Of course this would be a straw-man if I claimed that society’s message is that voting paired with ignorance is a virtue. Most of the time the message that you should vote is paired with the message that you should “get informed”. The problem with this idea that everyone should be informed enough to vote responsibly, and that everyone should vote, is that it ignores one of the most fundamental lessons of economics: specialization.
People should do what they are good at. But we have this bizarre notion self-sufficiency in this country. It’s somehow a virtue to grow you own food, fix your own appliances, and generally do things for yourself rather than paying someone to do them. That we should all be involved in the process of making governing decisions rather than leaving it to those with the most ability and interest fits right into this myth that self-sufficiency is a virtue. The opposite is closer to true: specialization is a virtue, because it increases welfare.
This doesn’t mean that only phds, or geniuses, or DC insiders should vote. Most people with as much interest in politics, economics, and policy as a serious baseball fan has in baseball can become an informed enough voter to actually vote responsibly. What we should teach people is that the real virtue is having the humility to recognize when the minimal amount of obligatory “getting informed” that you can muster isn’t really generating sufficient information. Or maybe they did try really hard to get informed, and they’re even interested in this stuff, but in the end they decided they can’t figure out who would be best. People with this level of humility are the real heros we should celebrate.

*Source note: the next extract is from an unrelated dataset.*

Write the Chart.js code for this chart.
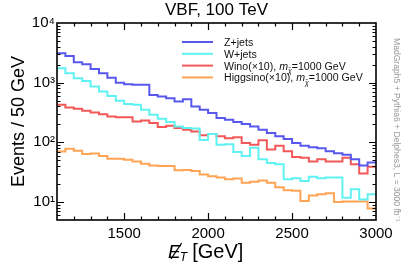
<!DOCTYPE html>
<html><head><meta charset="utf-8">
<script src="https://cdn.jsdelivr.net/npm/chart.js@4.4.0/dist/chart.umd.min.js"></script>
<style>html,body{margin:0;padding:0;background:#fff;overflow:hidden}#wrap{width:407px;height:262px;position:relative}</style>
</head><body><div id="wrap"><canvas id="c" width="407" height="262"></canvas></div>
<script>
// ---- data (bin low edges in GeV, events / 50 GeV) ----
const binLowEdges = [1100,1150,1200,1250,1300,1350,1400,1450,1500,1550,1600,1650,1700,1750,1800,1850,1900,1950,2000,2050,2100,2150,2200,2250,2300,2350,2400,2450,2500,2550,2600,2650,2700,2750,2800,2850,2900,2950];
const lastEdge = 3000;
const zJets    = [3100,2790,2190,2030,1690,1437,1215,1000,940,920,920,624,585,550,482,527,398,351,310,257,240,219,204,185,163,143,126,114,98,88,83,80,71,66,62,52,41,46];
const wJets    = [1740,1435,1187,1070,865,710,600,500,440,425,351,290,248,219,185,174,170,110,138,91,93,69,59,81,52,45,43,24,25,22.5,26.5,25,25.7,25.7,11.8,16.3,11,13.5];
const wino     = [427,385,365,337,316,297,271,264,264,224,233,211,180,190,174,163,152,132,138,126,117,122,98,91,108,76,88,71,57,55,48,52,48,48,55,43,30,39];
const higgsino = [70,78,72,64,65,59,53,53,51,48,44,41,40,40,34,34.5,33,29,27,25.7,24,24.8,21,21.8,23,21,17.7,15.7,15.4,10.4,12.9,13.5,14,10,10.2,10.2,10.2,7.8];
const seriesNames = ['Z+jets','W+jets','Wino(×10), m_{χ̃}=1000 GeV','Higgsino(×10), m_{χ̃}=1000 GeV'];
const xTickValues = [1500,2000,2500,3000];
const xTickLabels = ['1500','2000','2500','3000'];
const yTickValues = [10,100,1000,10000];
const yTickLabels = ['10¹','10²','10³','10⁴'];
const titleText = 'VBF, 100 TeV';
const yTitle = 'Events / 50 GeV';
const sideNote = 'MadGraph5 + Pythia6 + Delphes3, L = 3000 fb⁻¹';

const FONT = '"Liberation Sans", Arial, Helvetica, sans-serif';
Chart.defaults.font.family = FONT;
Chart.defaults.color = '#000';

function toSteps(vals){
  const pts = binLowEdges.map((x,i)=>({x, y: vals[i]}));
  pts.push({x: lastEdge, y: vals[vals.length-1]});
  return pts;
}
const colors = ['rgb(88,88,238)','rgb(96,242,242)','rgb(242,88,88)','rgb(255,164,84)'];
const allSeries = [zJets, wJets, wino, higgsino];
const datasets = allSeries.map((s,i)=>({
  label: seriesNames[i].replace(/m_\{(.*?)\}/,'m$1'),
  data: toSteps(s),
  borderColor: colors[i],
  borderWidth: 2,
  pointRadius: 0,
  stepped: true,
  fill: false,
  tension: 0
}));

function drawRich(ctx, text, x, y, size, measureOnly){
  const x0 = x;
  const parts = text.split(/(m_\{[^}]*\})/);
  for (const p of parts){
    if (!p) continue;
    const m = p.match(/^m_\{(.*)\}$/);
    if (m){
      ctx.font = `italic ${size}px ${FONT}`; if(!measureOnly) ctx.fillText('m', x, y); x += ctx.measureText('m').width;
      ctx.font = `italic ${(size*0.65).toFixed(1)}px ${FONT}`; if(!measureOnly) ctx.fillText(m[1], x, y + size*0.3); x += ctx.measureText('χ').width;
    } else {
      ctx.font = `${size}px ${FONT}`; if(!measureOnly) ctx.fillText(p, x, y); x += ctx.measureText(p).width;
    }
  }
  return x - x0;
}

const decor = {
  id: 'decor',
  afterDatasetsDraw(chart){
    const {ctx, chartArea: a, scales: {x, y}} = chart;
    ctx.save();
    // inward ticks on all four sides
    ctx.strokeStyle = '#000'; ctx.lineWidth = 1.2;
    ctx.beginPath();
    for (let v = 1200; v < 3000; v += 100){
      const px = Math.round(x.getPixelForValue(v)) + 0.5;
      const len = (v % 500 === 0) ? 7 : 3.5;
      ctx.moveTo(px, a.bottom); ctx.lineTo(px, a.bottom - len);
      ctx.moveTo(px, a.top); ctx.lineTo(px, a.top + len);
    }
    for (const d of [1,10,100,1000]){
      for (let k = 1; k <= 9; k++){
        const v = d*k;
        if (v <= 5 || v >= 10000) continue;
        const py = Math.round(y.getPixelForValue(v)) + 0.5;
        const len = (k === 1) ? 7 : 3.5;
        ctx.moveTo(a.left, py); ctx.lineTo(a.left + len, py);
        ctx.moveTo(a.right, py); ctx.lineTo(a.right - len, py);
      }
    }
    ctx.stroke();
    ctx.lineWidth = 1.6;
    ctx.strokeRect(a.left, a.top, a.right - a.left, a.bottom - a.top);

    // title
    ctx.fillStyle = '#000';
    ctx.font = `17px ${FONT}`;
    ctx.textAlign = 'center'; ctx.textBaseline = 'alphabetic';
    ctx.fillText(titleText, (a.left + a.right)/2, 15);
    ctx.textAlign = 'left';

    // legend (size fitted so the longest entry spans ~139 px)
    const wRef = drawRich(ctx, seriesNames[3], 0, 0, 10, true);
    const lsize = 10 * 139 / wRef;
    const lx0 = a.left + 125, lx1 = a.left + 156, tx = a.left + 167;
    ctx.fillStyle = '#111';
    chart.data.datasets.forEach((ds,i)=>{
      const yy = a.top + 19 + i*11.8;
      ctx.strokeStyle = ds.borderColor; ctx.lineWidth = 2;
      ctx.beginPath(); ctx.moveTo(lx0, yy); ctx.lineTo(lx1, yy); ctx.stroke();
      drawRich(ctx, seriesNames[i], tx, yy + 4, lsize);
    });

    // x-axis title: missing E_T [GeV]
    const bx = 168, by = 258;
    ctx.fillStyle = '#000';
    ctx.font = `italic 19px ${FONT}`;
    ctx.fillText('E', bx, by);
    const ew = ctx.measureText('E').width;
    ctx.strokeStyle = '#000'; ctx.lineWidth = 1.3;
    ctx.beginPath(); ctx.moveTo(bx + 3, by + 1); ctx.lineTo(bx + ew + 1, by - 15); ctx.stroke();
    ctx.font = `italic 12px ${FONT}`;
    ctx.fillText('T', bx + ew - 1, by + 3);
    ctx.font = `20px ${FONT}`;
    ctx.fillText(' [GeV]', bx + ew + 6, by);

    // side note (fitted to span ~184 px)
    ctx.save();
    ctx.font = `8px ${FONT}`;
    const sw = ctx.measureText(sideNote).width;
    const ss = 8 * 184 / sw;
    ctx.translate(396, 38);
    ctx.rotate(Math.PI/2);
    ctx.font = `${ss.toFixed(2)}px ${FONT}`;
    ctx.fillStyle = '#9a9a9a';
    ctx.textBaseline = 'middle';
    ctx.fillText(sideNote, 0, 0);
    ctx.restore();
    ctx.restore();
  }
};

new Chart(document.getElementById('c'), {
  type: 'line',
  data: { datasets },
  options: {
    responsive: false,
    animation: false,
    events: [],
    layout: { padding: { left: 0, right: 31, top: 23, bottom: 0 } },
    plugins: {
      legend: { display: false },
      tooltip: { enabled: false },
      title: { display: false }
    },
    scales: {
      x: {
        type: 'linear', min: 1100, max: 3000,
        grid: { display: false, drawTicks: false },
        border: { display: false },
        ticks: { font: { size: 15 }, padding: 5, maxRotation: 0, autoSkip: false, color: '#000',
          callback: (v) => { const i = xTickValues.indexOf(v); return i >= 0 ? xTickLabels[i] : ''; } },
        afterBuildTicks: (s) => { s.ticks = xTickValues.map(v => ({ value: v })); },
        afterFit: (s) => { s.height = 42; }
      },
      y: {
        type: 'logarithmic', min: 5, max: 10000,
        grid: { display: false, drawTicks: false },
        border: { display: false },
        ticks: { font: { size: 15 }, padding: 2, color: '#000',
          callback: (v) => { const i = yTickValues.indexOf(v); return i >= 0 ? yTickLabels[i] : ''; } },
        afterBuildTicks: (s) => { s.ticks = yTickValues.map(v => ({ value: v })); },
        afterFit: (s) => { s.width = 57; },
        title: { display: true, text: yTitle, font: { size: 18 }, color: '#000', padding: { top: 8, bottom: 0 } }
      }
    }
  },
  plugins: [decor]
});
</script></body></html>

My goal isn’t just to convince people not to vote, but to convince them that they should not feel guilty about not voting or “being informed”. There are many ways to contribute to society, generate public goods, and generally increase welfare. Someone who is bored by economics but is great at convincing people to donate blood, build homes for the poor, tutor underprivileged children may serve society better by focusing on those things they do well. It’s not just volunteering either. If you are a brilliant and inventive scientist who is bored to death by policy, then just working extra hours, or maybe relaxing so you do your job better, may be the best way to contribute to society. A doctor who comes home and forces himself to read the New York Times out of a sense of obligation to “be informed” may contribute to society more by watching a movie, or just going to sleep.
Maximizing your contribution to society is a virtue, and sometimes the best way to do that is to ignore politics, policy, and economics and focus on what it is that you do best. We should celebrate, not shame, those with the humility and wisdom to recognize this.